Environment groups welcome the merger with the energy portfolio but some warn the former resource minister might not be the right man for the job.
Environment groups are optimistic merging the federal energy and environment portfolios could transition Australia away from dirty power to renewables.
But some are warning appointing a minister formerly in charge of the mining sector could be a disaster for the nation's environment.
Prime Minister Malcolm Turnbull revealed on Monday former resources minister Josh Frydenberg would take on an expanded energy and environment portfolio as part of a post-election reshuffle.
Mr Frydenberg picks up environment from Greg Hunt, who has overseen the portfolio for almost a decade and will now focus on boosting innovation, science and Australian industry.
The Climate Institute is one of several environment groups which had pushed for the portfolio merger.
Chief executive John Connor said the two areas were "critically interrelated" and their coupling would require Mr Frydenberg to face up to the impact of one on the other.
"What we've seen in the past has been a hodgepodge of policies that has actually impacted investment," he told AAP on Monday.
It's a move also welcomed by the clean energy sector, which believes the merge "makes a lot of sense".
Clean Energy Council chief executive Kane Thornton reckons energy must be front and centre of Australia's efforts to deliver on international climate change commitments.
"It's a smart move," he told AAP.
"Obviously there's plenty of challenges in the two portfolios but there's a lot of interaction between them."
The Australian Conservation Foundation is hopeful the move could signal a change in policy direction, but warns Mr Frydenberg must throw his energy into renewables.
"If this government fails to lead on climate change this country is in very big trouble," chief executive Kelly O'Shannassy told AAP.
"There's not a real choice on transitioning to clean energy, it's going to happen, it is happening."
But some are concerned handing the environment portfolio to someone who has recently been focused on the nation's resources, like coal, could "bury the nation's environmental hopes".
Former Greens leader Bob Brown accused Mr Frydenberg of "whingeing" about environmental campaigns against him in his seat of Kooyong.
"In an age when new coal mines are criminal, the syndicates will be glad Mr Frydenberg has been appointed chief judge on this issue so vital to climate change and the planet's biosphere," he said.

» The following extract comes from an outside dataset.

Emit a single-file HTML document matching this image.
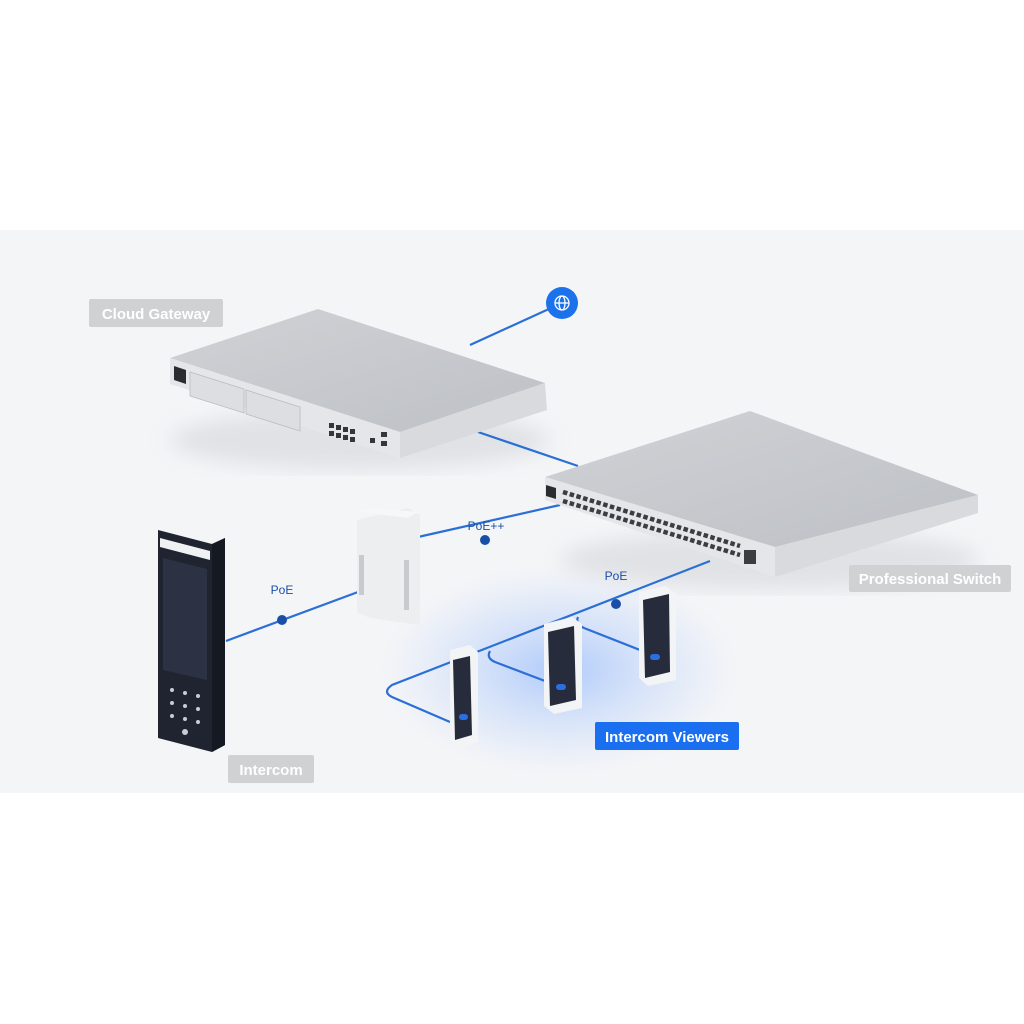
<!DOCTYPE html>
<html><head><meta charset="utf-8"><style>
html,body{margin:0;padding:0;background:#fff;}
svg{display:block}
text{font-family:"Liberation Sans",sans-serif}
</style></head><body>
<svg width="1024" height="1024" viewBox="0 0 1024 1024" xmlns="http://www.w3.org/2000/svg">
<defs>
<radialGradient id="glow" cx="50%" cy="50%" r="50%">
<stop offset="0" stop-color="#5a96ff" stop-opacity="0.45"/>
<stop offset="0.6" stop-color="#8ab4ff" stop-opacity="0.2"/>
<stop offset="1" stop-color="#a8c6ff" stop-opacity="0"/>
</radialGradient>
<linearGradient id="topg" x1="0" y1="0" x2="1" y2="1">
<stop offset="0" stop-color="#d0d2d6"/><stop offset="1" stop-color="#bdc0c5"/>
</linearGradient>
<filter id="blur"><feGaussianBlur stdDeviation="10"/></filter>
</defs>
<rect x="0" y="230" width="1024" height="563" fill="#f4f5f7"/>

<ellipse cx="560" cy="670" rx="180" ry="105" fill="url(#glow)"/>

<ellipse cx="360" cy="440" rx="190" ry="30" fill="#d8dadf" filter="url(#blur)" opacity="0.7"/>
<ellipse cx="770" cy="560" rx="210" ry="30" fill="#d8dadf" filter="url(#blur)" opacity="0.7"/>

<g stroke="#2b6fd6" stroke-width="2.2" fill="none">
<line x1="562" y1="303" x2="470" y2="345"/>
<line x1="478" y1="432" x2="578" y2="466"/>
<line x1="418" y1="537" x2="560" y2="505"/>
<line x1="226" y1="641" x2="358" y2="592"/>
<path d="M710 561 L392 685 Q382 692 392 697 L450 722"/>
<path d="M490 651 Q486 658 495 662 L545 681"/>
<path d="M578 617 Q575 624 584 628 L640 650"/>
</g>

<circle cx="562" cy="303" r="16" fill="#1c72ea"/>
<g stroke="#fff" stroke-width="1.3" fill="none">
<circle cx="562" cy="303" r="7"/><ellipse cx="562" cy="303" rx="3" ry="7"/>
<line x1="555" y1="303" x2="569" y2="303"/>
</g>

<polygon points="170,358 318,309 545,383 400,432" fill="url(#topg)"/>
<polygon points="170,358 400,432 400,458 170,384" fill="#e4e6e9"/>
<polygon points="400,432 545,383 547,410 400,458" fill="#d8dadd"/>
<polygon points="174,366 186,370 186,384 174,380" fill="#2a2c30"/>
<polygon points="190,372 244,389 244,413 190,396" fill="#dcdee1" stroke="#b8bbc0" stroke-width="0.8"/>
<polygon points="246,390 300,407 300,431 246,414" fill="#dcdee1" stroke="#b8bbc0" stroke-width="0.8"/>
<g fill="#33363b">
<rect x="329" y="423" width="5" height="5"/><rect x="336" y="425" width="5" height="5"/><rect x="343" y="427" width="5" height="5"/><rect x="350" y="429" width="5" height="5"/>
<rect x="329" y="431" width="5" height="5"/><rect x="336" y="433" width="5" height="5"/><rect x="343" y="435" width="5" height="5"/><rect x="350" y="437" width="5" height="5"/>
<rect x="370" y="438" width="5" height="5"/><rect x="381" y="432" width="6" height="5"/><rect x="381" y="441" width="6" height="5"/>
</g>

<polygon points="545,477 750,411 978,495 775,547" fill="url(#topg)"/>
<polygon points="545,477 775,547 775,577 545,500" fill="#e4e6e9"/>
<polygon points="775,547 978,495 978,513 775,577" fill="#d8dadd"/>
<polygon points="546,485 556,488 556,499 546,496" fill="#2a2c30"/>
<g stroke="#3a3d42" stroke-width="4.5" stroke-dasharray="4.5 2.5">
<line x1="563" y1="492" x2="740" y2="546"/>
<line x1="563" y1="501" x2="740" y2="555"/>
</g>
<rect x="744" y="550" width="12" height="14" fill="#3a3d42"/>

<polygon points="357,520 408,508 420,515 420,625 370,618 357,612" fill="#eceef0"/>
<polygon points="360,512 370,508 418,512 408,518" fill="#f6f7f8"/>
<rect x="359" y="555" width="5" height="40" fill="#c8cace"/>
<rect x="404" y="560" width="5" height="50" fill="#c8cace"/>

<polygon points="158,530 212,544 225,538 225,745 212,752 158,738" fill="#1f2430"/>
<polygon points="212,544 225,538 225,745 212,752" fill="#151922"/>
<polygon points="160,538 210,551 210,560 160,547" fill="#f0f1f3"/>
<polygon points="163,558 207,569 207,680 163,670" fill="#2c3244"/>
<g fill="#c8ccd6">
<circle cx="172" cy="690" r="2"/><circle cx="185" cy="693" r="2"/><circle cx="198" cy="696" r="2"/>
<circle cx="172" cy="703" r="2"/><circle cx="185" cy="706" r="2"/><circle cx="198" cy="709" r="2"/>
<circle cx="172" cy="716" r="2"/><circle cx="185" cy="719" r="2"/><circle cx="198" cy="722" r="2"/>
<circle cx="185" cy="732" r="3"/>
</g>

<g>
<polygon points="450,650 470,645 478,652 478,742 458,748 450,740" fill="#f3f4f6"/>
<polygon points="453,660 470,656 472,735 455,740" fill="#262c3c"/>
<rect x="459" y="714" width="9" height="6" rx="3" fill="#2a6ee0"/>
<polygon points="544,624 572,617 582,624 582,708 554,714 544,706" fill="#f3f4f6"/>
<polygon points="548,632 574,626 576,700 550,706" fill="#262c3c"/>
<rect x="556" y="684" width="10" height="6" rx="3" fill="#2a6ee0"/>
<polygon points="639,592 666,586 676,594 676,680 648,686 639,678" fill="#f3f4f6"/>
<polygon points="643,600 669,594 670,672 645,678" fill="#262c3c"/>
<rect x="650" y="654" width="10" height="6" rx="3" fill="#2a6ee0"/>
</g>

<g>
<circle cx="282" cy="620" r="5" fill="#1a4fa8"/><circle cx="485" cy="540" r="5" fill="#1a4fa8"/><circle cx="616" cy="604" r="5" fill="#1a4fa8"/>
</g>
<g fill="#1a4fa8" font-size="12" text-anchor="middle">
<text x="282" y="594">PoE</text><text x="486" y="530">PoE++</text><text x="616" y="580">PoE</text>
</g>

<rect x="89" y="299" width="134" height="28" rx="2" fill="#d0d1d3"/>
<text x="156" y="319" fill="#fff" font-size="15" font-weight="bold" text-anchor="middle">Cloud Gateway</text>
<rect x="849" y="565" width="162" height="27" rx="2" fill="#d0d1d3"/>
<text x="930" y="584" fill="#fff" font-size="15" font-weight="bold" text-anchor="middle">Professional Switch</text>
<rect x="228" y="755" width="86" height="28" rx="2" fill="#d0d1d3"/>
<text x="271" y="775" fill="#fff" font-size="15" font-weight="bold" text-anchor="middle">Intercom</text>
<rect x="595" y="722" width="144" height="28" rx="2" fill="#1a6ff0"/>
<text x="667" y="742" fill="#fff" font-size="15" font-weight="bold" text-anchor="middle">Intercom Viewers</text>
</svg>
</body></html>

And some resource groups are pleased.
Queensland Resources hailed the appointment a win, while the Australian Mines and Metal Association praised Mr Frydenberg's understanding of the need for a "diverse energy mix".
The Australian Pipelines and Gas Association reckons his new role will provide continuity for the energy and gas sector.
But environment and clean energy groups don't seem concerned by Mr Frydenberg's former job, saying they look forward to working with the minister to develop policies.